It is in this commentary on the contemporary that any sense of melancholy, irony, or even voyeurism so often related to the Kirkham’s paintings disappears. The power and beauty of his work are inseparable from the discomfort it brings about when it confronts the viewer with the bleakness of humanity. Therefore, any form of sadness, irony, voyeurism, or discomfort felt in Kirkham’s paintings can only be a sign of confrontation, recognition or even emotion of the spectator, pointing out to us what essentially makes us human throughout the complexities of today.

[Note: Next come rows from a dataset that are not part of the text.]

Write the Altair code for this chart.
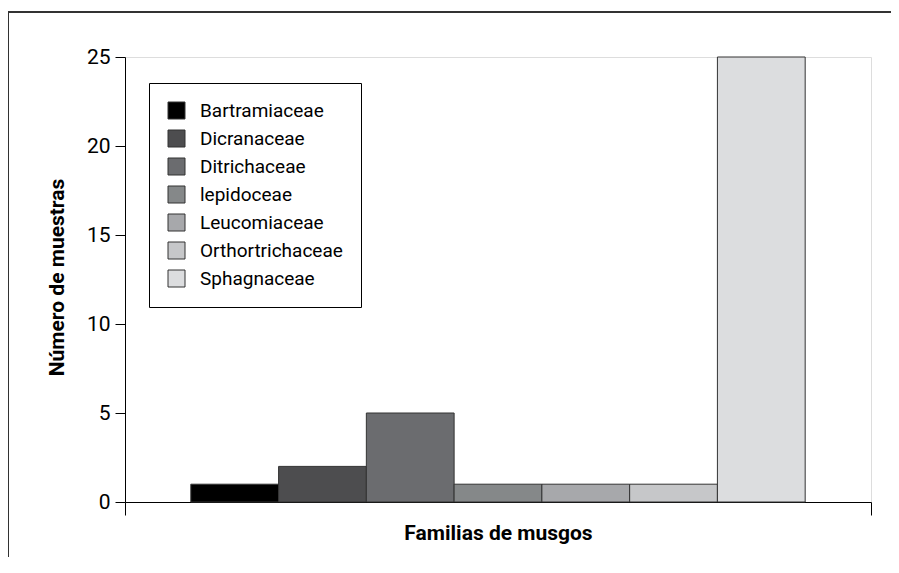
import altair as alt
import pandas as pd

familias = ["Bartramiaceae", "Dicranaceae", "Ditrichaceae", "lepidoceae",
            "Leucomiaceae", "Orthortrichaceae", "Sphagnaceae"]
muestras = [1, 2, 5, 1, 1, 1, 25]
colores = ["#000000", "#4d4d4f", "#6b6c6f", "#858889", "#a7a8ab", "#c6c7c9", "#dcdddf"]
y_ticks = [0, 5, 10, 15, 20, 25]

FONT = "Roboto, Liberation Sans, sans-serif"

df = pd.DataFrame({
    "familia": familias,
    "muestras": muestras,
    "pos": list(range(1, len(familias) + 1)),
})

W, H = 746, 445

bars = alt.Chart(df).transform_calculate(
    x0="datum.pos - 0.5", x1="datum.pos + 0.5"
).mark_bar(stroke="#333333", strokeWidth=1, opacity=1).encode(
    x=alt.X("x0:Q",
            scale=alt.Scale(domain=[-0.25, 8.25], nice=False, zero=False),
            axis=alt.Axis(values=[-0.25, 8.25], labels=False, tickSize=13,
                          grid=False, title="Familias de musgos",
                          titleFontSize=21, titleFont=FONT, titleFontWeight="bold",
                          titleColor="black", titleBaseline="alphabetic", titleY=37,
                          domainColor="black", tickColor="black")),
    x2="x1:Q",
    y=alt.Y("muestras:Q",
            scale=alt.Scale(domain=[0, 25], nice=False),
            axis=alt.Axis(values=y_ticks, grid=False, tickSize=10, labelPadding=5,
                          labelFontSize=21, labelFont=FONT, labelColor="black",
                          title="Número de muestras", titleFontSize=21, titleFont=FONT,
                          titleFontWeight="bold", titleColor="black",
                          titleAngle=270, titleBaseline="alphabetic",
                          titleX=-62, titleY=220,
                          domainColor="black", tickColor="black")),
    y2=alt.datum(0),
    color=alt.Color("familia:N",
                    scale=alt.Scale(domain=familias, range=colores),
                    legend=alt.Legend(title=None, orient="none", legendX=24, legendY=26,
                                      direction="vertical",
                                      fillColor="white", strokeColor="black",
                                      padding=18, symbolType="square", symbolSize=289,
                                      symbolStrokeColor="#333333", symbolStrokeWidth=1,
                                      symbolOpacity=1,
                                      labelFontSize=19, labelFont=FONT, labelColor="black",
                                      labelOffset=14, rowPadding=7,
                                      labelLimit=300)),
)

frame_left = alt.Chart(df).mark_rule(color="#333333", strokeWidth=1.2).encode(
    x=alt.value(-117), y=alt.value(-45), y2=alt.value(520)
)
frame_top = alt.Chart(df).mark_rule(color="#333333", strokeWidth=1.2).encode(
    x=alt.value(-117), x2=alt.value(800), y=alt.value(-45)
)

chart = alt.layer(bars, frame_left, frame_top).properties(
    width=W, height=H,
    autosize=alt.AutoSizeParams(type="none"),
    padding={"left": 117, "top": 49, "right": 20, "bottom": 55},
).configure_view(stroke="black", strokeWidth=1).configure(background="white")

chart.save("out.html", embed_options={"renderer": "svg", "actions": False})
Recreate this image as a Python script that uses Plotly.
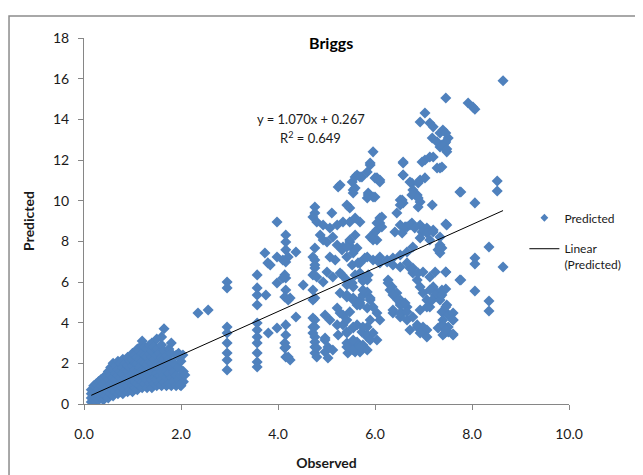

Michael Kirkham (Blackpool, UK, 1971) lives and works in Berlin, Germany. He completed his education at the Glasgow School of Art and De Ateliers, Amsterdam. His work has been exhibited, among many other locations, at Gemeentemuseum, The Hague (NL), Centraal Museum, Utrecht (NL), and Kunstpalast, Düsseldorf (DE), and is part of collections such as the Gemeentemuseum, The Hague (NL), Museum Boijmans van Beuningen, Rotterdam (NL), Centraal Museum, Utrecht (NL), Sammlung Ritter Sport, Stuttgart (DE), Collection Olbricht (DE), Sollection SØR Rusche, De Nederlandsche Bank, Amsterdam (NL), and of private collections in The Netherlands, Germany and the United States, among others.

ftn-art has the limited edition of THE STORY OF THE GLOVE. a controversial “comic” in prints available. Please inquire.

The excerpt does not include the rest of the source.